In the past, participants in synods have been restricted to small numbers, no matter how varied the participants’ state in life. Today, Pope Francis wants all members of the church to express their faith and their hopes and desires for the church. The preparatory documents for the churchwide synod provide for the inclusion of non-Catholics and non-Christians. There has never been an exercise of collegiality with such an unqualifiedly inclusive invitation.

Francis clearly intends the synodal process as an act of collegiality, but the official handbook for the process, the Vademecum, indicates it is to be a massive consultation in the mode of the Synod of Bishops. Even if Pope Francis intends the results of the process to be somehow binding on the church—as decisions of synods were until 1965—he will not abdicate the responsibilities of his office. We must remember that in the tradition of collegiality as practiced in the Western church since the 11th century, the pope’s voice has been an essential element in the collegial process.
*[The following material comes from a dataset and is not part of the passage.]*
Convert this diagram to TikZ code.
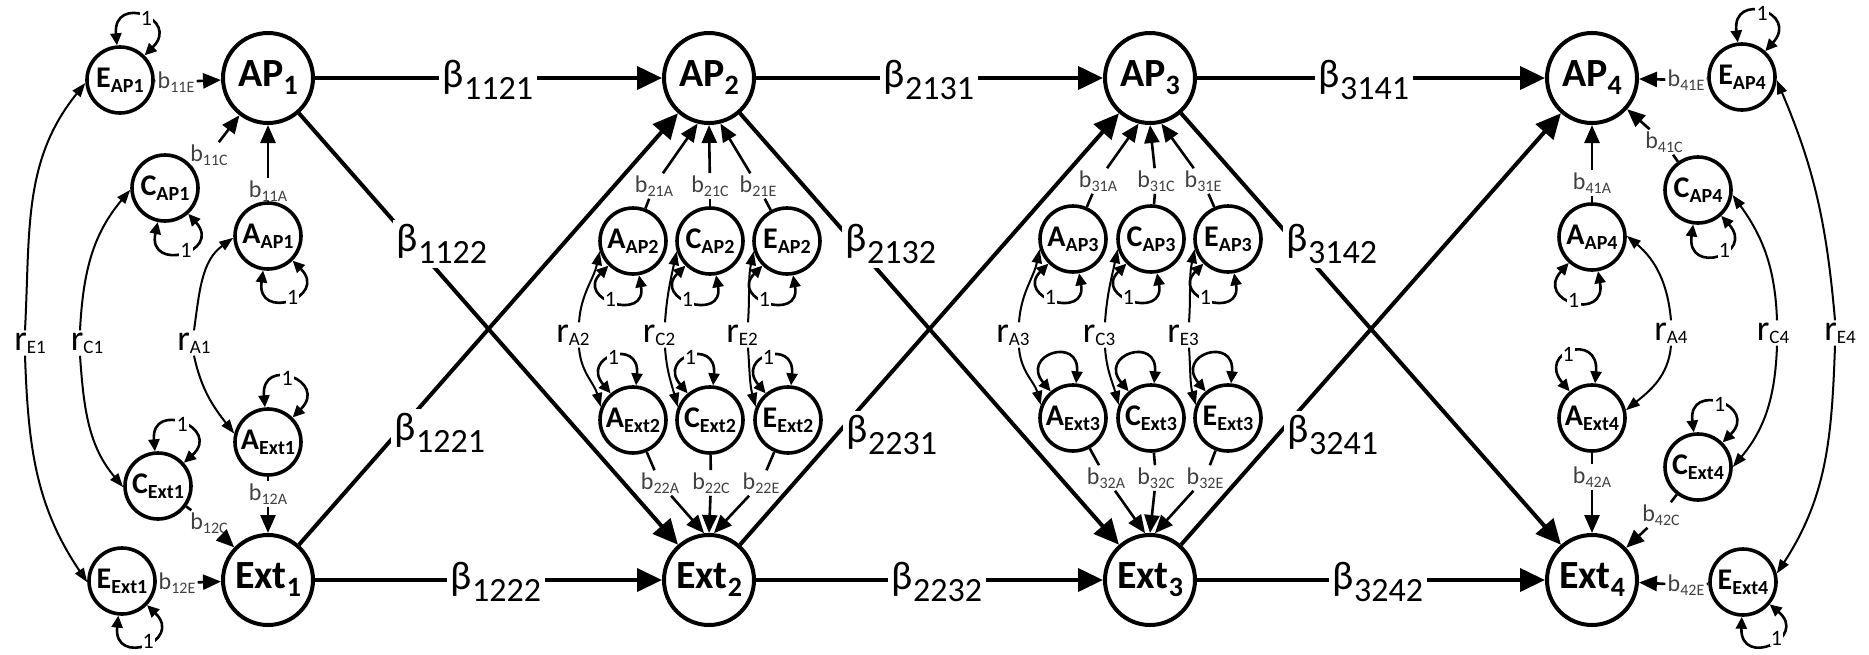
\documentclass[tikz,border=0pt]{standalone}
\usepackage{fontspec}
\setmainfont{Carlito}
\usetikzlibrary{arrows.meta}

% lowered subscripts at fixed sizes
\newcommand{\BigSub}[1]{\raisebox{-4pt}{\fontsize{14}{14}\selectfont #1}}
\newcommand{\SmSub}[1]{\raisebox{-2.5pt}{\fontsize{10}{10}\selectfont #1}}
\newcommand{\BetaSub}[1]{\raisebox{-6pt}{\fontsize{17}{17}\selectfont #1}}
\newcommand{\RSub}[1]{\raisebox{-1.5pt}{\fontsize{9.5}{9.5}\selectfont #1}}
\newcommand{\BSub}[1]{\raisebox{-2pt}{\fontsize{8}{8}\selectfont #1}}

\tikzset{
  latent/.style={circle, draw, line width=2pt, minimum size=45pt, inner sep=0pt,
    font=\fontsize{20}{24}\selectfont\bfseries},
  facet/.style={circle, draw, line width=1.8pt, minimum size=33pt, inner sep=0pt,
    font=\fontsize{15}{18}\selectfont\bfseries},
  betalab/.style={fill=white, inner sep=2pt, font=\fontsize{20}{24}\selectfont},
  rlab/.style={inner sep=1pt, font=\fontsize{18}{20}\selectfont},
  blab/.style={inner sep=1pt, text=black!75, font=\fontsize{12}{14}\selectfont},
  onelab/.style={fill=white, inner sep=0.6pt, font=\fontsize{11}{12}\selectfont},
  pathline/.style={line width=2pt, -{Triangle[length=12.5pt,width=11.5pt]}},
  bstub/.style={line width=1.3pt},
  barrow/.style={line width=1.3pt, -{Triangle[length=9pt,width=7.5pt]}},
  rarrow/.style={line width=1pt, -{Triangle[length=7pt,width=5pt]}},
  selfloop/.style={line width=1.3pt,
    {Triangle[length=6pt,width=5.5pt]}-{Triangle[length=6pt,width=5.5pt]}},
}

\begin{document}
\begin{tikzpicture}[x=0.5pt,y=0.5pt]
\useasboundingbox (0,0) rectangle (1869,-654);

% ---------- latent variables ----------
\node[latent] (AP1) at (268,-78) {AP\BigSub{1}};
\node[latent] (AP2) at (709,-78) {AP\BigSub{2}};
\node[latent] (AP3) at (1150,-78) {AP\BigSub{3}};
\node[latent] (AP4) at (1592,-78) {AP\BigSub{4}};
\node[latent] (Ext1) at (268,-580) {Ext\BigSub{1}};
\node[latent] (Ext2) at (709,-580) {Ext\BigSub{2}};
\node[latent] (Ext3) at (1150,-580) {Ext\BigSub{3}};
\node[latent] (Ext4) at (1592,-580) {Ext\BigSub{4}};

% ---------- A, C, E components ----------
\node[facet] (EAP1) at (120,-80) {E\SmSub{AP1}};
\node[facet] (CAP1) at (165,-188) {C\SmSub{AP1}};
\node[facet] (AAP1) at (268,-236) {A\SmSub{AP1}};
\node[facet] (AExt1) at (268,-442) {A\SmSub{Ext1}};
\node[facet] (CExt1) at (158,-486) {C\SmSub{Ext1}};
\node[facet] (EExt1) at (122,-581) {E\SmSub{Ext1}};

\node[facet] (AAP2) at (633,-241) {A\SmSub{AP2}};
\node[facet] (CAP2) at (710,-241) {C\SmSub{AP2}};
\node[facet] (EAP2) at (787,-241) {E\SmSub{AP2}};
\node[facet] (AExt2) at (633,-420) {A\SmSub{Ext2}};
\node[facet] (CExt2) at (710,-420) {C\SmSub{Ext2}};
\node[facet] (EExt2) at (788,-420) {E\SmSub{Ext2}};

\node[facet] (AAP3) at (1073,-239) {A\SmSub{AP3}};
\node[facet] (CAP3) at (1151,-239) {C\SmSub{AP3}};
\node[facet] (EAP3) at (1228,-239) {E\SmSub{AP3}};
\node[facet] (AExt3) at (1073,-418) {A\SmSub{Ext3}};
\node[facet] (CExt3) at (1151,-418) {C\SmSub{Ext3}};
\node[facet] (EExt3) at (1228,-418) {E\SmSub{Ext3}};

\node[facet] (EAP4) at (1742,-77) {E\SmSub{AP4}};
\node[facet] (CAP4) at (1698,-190) {C\SmSub{AP4}};
\node[facet] (AAP4) at (1592,-237) {A\SmSub{AP4}};
\node[facet] (AExt4) at (1592,-418) {A\SmSub{Ext4}};
\node[facet] (CExt4) at (1698,-467) {C\SmSub{Ext4}};
\node[facet] (EExt4) at (1743,-582) {E\SmSub{Ext4}};

% ---------- structural paths ----------
\draw[pathline] (AP1) -- (AP2);
\draw[pathline] (AP2) -- (AP3);
\draw[pathline] (AP3) -- (AP4);
\draw[pathline] (Ext1) -- (Ext2);
\draw[pathline] (Ext2) -- (Ext3);
\draw[pathline] (Ext3) -- (Ext4);
\draw[pathline] (AP1) -- (Ext2);
\draw[pathline] (Ext1) -- (AP2);
\draw[pathline] (AP2) -- (Ext3);
\draw[pathline] (Ext2) -- (AP3);
\draw[pathline] (AP3) -- (Ext4);
\draw[pathline] (Ext3) -- (AP4);

\node[betalab] (b1121) at (488,-80) {β\BetaSub{1121}};
\node[betalab] (b2131) at (929,-80) {β\BetaSub{2131}};
\node[betalab] (b3141) at (1364,-80) {β\BetaSub{3141}};
\node[betalab] (b1222) at (496,-582) {β\BetaSub{1222}};
\node[betalab] (b2232) at (937,-582) {β\BetaSub{2232}};
\node[betalab] (b3242) at (1378,-582) {β\BetaSub{3242}};
\node[betalab] (b1122) at (442,-244) {β\BetaSub{1122}};
\node[betalab] (b2132) at (891,-244) {β\BetaSub{2132}};
\node[betalab] (b3142) at (1332,-244) {β\BetaSub{3142}};
\node[betalab] (b1221) at (440,-433) {β\BetaSub{1221}};
\node[betalab] (b2231) at (892,-435) {β\BetaSub{2231}};
\node[betalab] (b3241) at (1333,-435) {β\BetaSub{3241}};

% ---------- component loadings ----------
\node[blab] (l11E) at (176,-82) {b\BSub{11E}};
\node[blab] (l11C) at (209,-155) {b\BSub{11C}};
\node[blab] (l11A) at (268,-191) {b\BSub{11A}};
\node[blab] (l12A) at (268,-494) {b\BSub{12A}};
\node[blab] (l12C) at (209,-523) {b\BSub{12C}};
\node[blab] (l12E) at (177,-583) {b\BSub{12E}};
\foreach \s/\l/\t in {EAP1/l11E/AP1, CAP1/l11C/AP1, AAP1/l11A/AP1,
                      AExt1/l12A/Ext1, CExt1/l12C/Ext1, EExt1/l12E/Ext1}{
  \draw[bstub] (\s) -- (\l);
  \draw[barrow] (\l) -- (\t);
}

\node[blab] (l21A) at (654,-186) {b\BSub{21A}};
\node[blab] (l21C) at (710,-186) {b\BSub{21C}};
\node[blab] (l21E) at (758,-186) {b\BSub{21E}};
\node[blab] (l22A) at (660,-483) {b\BSub{22A}};
\node[blab] (l22C) at (711,-483) {b\BSub{22C}};
\node[blab] (l22E) at (761,-483) {b\BSub{22E}};
\node[blab] (l31A) at (1098,-181) {b\BSub{31A}};
\node[blab] (l31C) at (1156,-181) {b\BSub{31C}};
\node[blab] (l31E) at (1203,-181) {b\BSub{31E}};
\node[blab] (l32A) at (1106,-478) {b\BSub{32A}};
\node[blab] (l32C) at (1156,-478) {b\BSub{32C}};
\node[blab] (l32E) at (1205,-478) {b\BSub{32E}};
\foreach \c/\n in {2/2, 3/3}{
  \draw[bstub] (AAP\c) -- (l\n1A);  \draw[barrow] (l\n1A) -- (AP\c.256);
  \draw[bstub] (CAP\c) -- (l\n1C);  \draw[barrow] (l\n1C) -- (AP\c.south);
  \draw[bstub] (EAP\c) -- (l\n1E);  \draw[barrow] (l\n1E) -- (AP\c.284);
  \draw[bstub] (AExt\c) -- (l\n2A); \draw[barrow] (l\n2A) -- (Ext\c.96);
  \draw[bstub] (CExt\c) -- (l\n2C); \draw[barrow] (l\n2C) -- (Ext\c.north);
  \draw[bstub] (EExt\c) -- (l\n2E); \draw[barrow] (l\n2E) -- (Ext\c.84);
}

\node[blab] (l41E) at (1686,-80) {b\BSub{41E}};
\node[blab] (l41C) at (1664,-142) {b\BSub{41C}};
\node[blab] (l41A) at (1592,-183) {b\BSub{41A}};
\node[blab] (l42A) at (1592,-477) {b\BSub{42A}};
\node[blab] (l42C) at (1661,-515) {b\BSub{42C}};
\node[blab] (l42E) at (1686,-585) {b\BSub{42E}};
\foreach \s/\l/\t in {EAP4/l41E/AP4, CAP4/l41C/AP4, AAP4/l41A/AP4,
                      AExt4/l42A/Ext4, CExt4/l42C/Ext4, EExt4/l42E/Ext4}{
  \draw[bstub] (\s) -- (\l);
  \draw[barrow] (\l) -- (\t);
}

% ---------- cross-occasion correlations ----------
\node[rlab] (rE1) at (30,-343) {r\RSub{E1}};
\node[rlab] (rC1) at (87,-343) {r\RSub{C1}};
\node[rlab] (rA1) at (194,-343) {r\RSub{A1}};
\draw[rarrow] ([xshift=-2.5pt]rE1.north) to[out=87,in=231] (EAP1.185);
\draw[rarrow] ([xshift=-2.5pt]rE1.south) to[out=272,in=124] (EExt1.182);
\draw[rarrow] ([xshift=-3.5pt]rC1.north) to[out=87,in=230] (CAP1.183);
\draw[rarrow] ([xshift=-3.5pt]rC1.south) to[out=274,in=130] (CExt1.182);
\draw[rarrow] (rA1.north) to[out=82,in=216] (AAP1.183);
\draw[rarrow] (rA1.south) to[out=282,in=128] (AExt1.166);

\node[rlab] (rA2) at (573,-335) {r\RSub{A2}};
\node[rlab] (rC2) at (659,-335) {r\RSub{C2}};
\node[rlab] (rE2) at (742,-335) {r\RSub{E2}};
\node[rlab] (rA3) at (1013,-335) {r\RSub{A3}};
\node[rlab] (rC3) at (1099,-335) {r\RSub{C3}};
\node[rlab] (rE3) at (1183,-335) {r\RSub{E3}};
\foreach \f/\c in {A/2, C/2, E/2, A/3, C/3, E/3}{
  \draw[rarrow] ([xshift=3pt]r\f\c.north) to[out=86,in=258] (\f AP\c.197);
  \draw[rarrow] ([xshift=3pt]r\f\c.south) to[out=274,in=105] (\f Ext\c.158);
}

\node[rlab] (rA4) at (1671,-333) {r\RSub{A4}};
\node[rlab] (rC4) at (1773,-333) {r\RSub{C4}};
\node[rlab] (rE4) at (1840,-333) {r\RSub{E4}};
\draw[rarrow] (rA4.north) to[out=95,in=320] (AAP4.2);
\draw[rarrow] (rA4.south) to[out=265,in=39] (AExt4.13);
\draw[rarrow] ([xshift=2pt]rC4.north) to[out=92,in=306] (CAP4.352);
\draw[rarrow] ([xshift=2pt]rC4.south) to[out=268,in=50] (CExt4.0);
\draw[rarrow] ([xshift=-2.5pt]rE4.north) to[out=95,in=293] (EAP4.355);
\draw[rarrow] ([xshift=-2.5pt]rE4.south) to[out=268,in=57] (EExt4.14);

% ---------- variances fixed to 1 ----------
\draw[selfloop] (EAP1.95) to[out=95,in=45,distance=26pt] node[onelab,pos=0.55]{1} (EAP1.45);
\draw[selfloop] (CAP1.258) to[out=258,in=312,distance=26pt] node[onelab,pos=0.55]{1} (CAP1.312);
\draw[selfloop] (AAP1.262) to[out=262,in=315,distance=26pt] node[onelab,pos=0.55]{1} (AAP1.315);
\draw[selfloop] (AExt1.95) to[out=95,in=45,distance=26pt] node[onelab,pos=0.45]{1} (AExt1.45);
\draw[selfloop] (CExt1.95) to[out=95,in=42,distance=26pt] node[onelab,pos=0.5]{1} (CExt1.42);
\draw[selfloop] (EExt1.264) to[out=264,in=316,distance=26pt] node[onelab,pos=0.55]{1} (EExt1.316);

\foreach \f in {A, C, E}{
  \draw[selfloop] (\f AP2.225) to[out=225,in=280,distance=24pt] node[onelab,pos=0.45]{1} (\f AP2.280);
  \draw[selfloop] (\f Ext2.130) to[out=130,in=85,distance=24pt] node[onelab,pos=0.5]{1} (\f Ext2.85);
  \draw[selfloop] (\f AP3.225) to[out=225,in=280,distance=24pt] node[onelab,pos=0.45]{1} (\f AP3.280);
  \draw[selfloop] (\f Ext3.130) to[out=130,in=85,distance=24pt] (\f Ext3.85);
}

\draw[selfloop] (AAP4.228) to[out=228,in=280,distance=26pt] node[onelab,pos=0.5]{1} (AAP4.280);
\draw[selfloop] (CAP4.262) to[out=262,in=312,distance=26pt] node[onelab,pos=0.6]{1} (CAP4.312);
\draw[selfloop] (EAP4.97) to[out=97,in=48,distance=26pt] node[onelab,pos=0.5]{1} (EAP4.48);
\draw[selfloop] (AExt4.130) to[out=130,in=85,distance=26pt] node[onelab,pos=0.45]{1} (AExt4.85);
\draw[selfloop] (CExt4.97) to[out=97,in=45,distance=26pt] node[onelab,pos=0.5]{1} (CExt4.45);
\draw[selfloop] (EExt4.268) to[out=268,in=320,distance=26pt] node[onelab,pos=0.6]{1} (EExt4.320);

\end{tikzpicture}
\end{document}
Popes are not simple executors of the determinations of synods.

Thus, although Pope Francis’ call is altogether traditional, it is radically new in the breadth it envisages. This should not scandalize us but energize us. We are entering upon a great project, and our responsibility for its success is as great as the project itself. We take heart by working under the aegis of a verse in Matthew’s Gospel: “Then he told them that every expert in the law who has been trained for the kingdom of heaven is like a householder who brings forth from his treasure both new things and old” (13:52).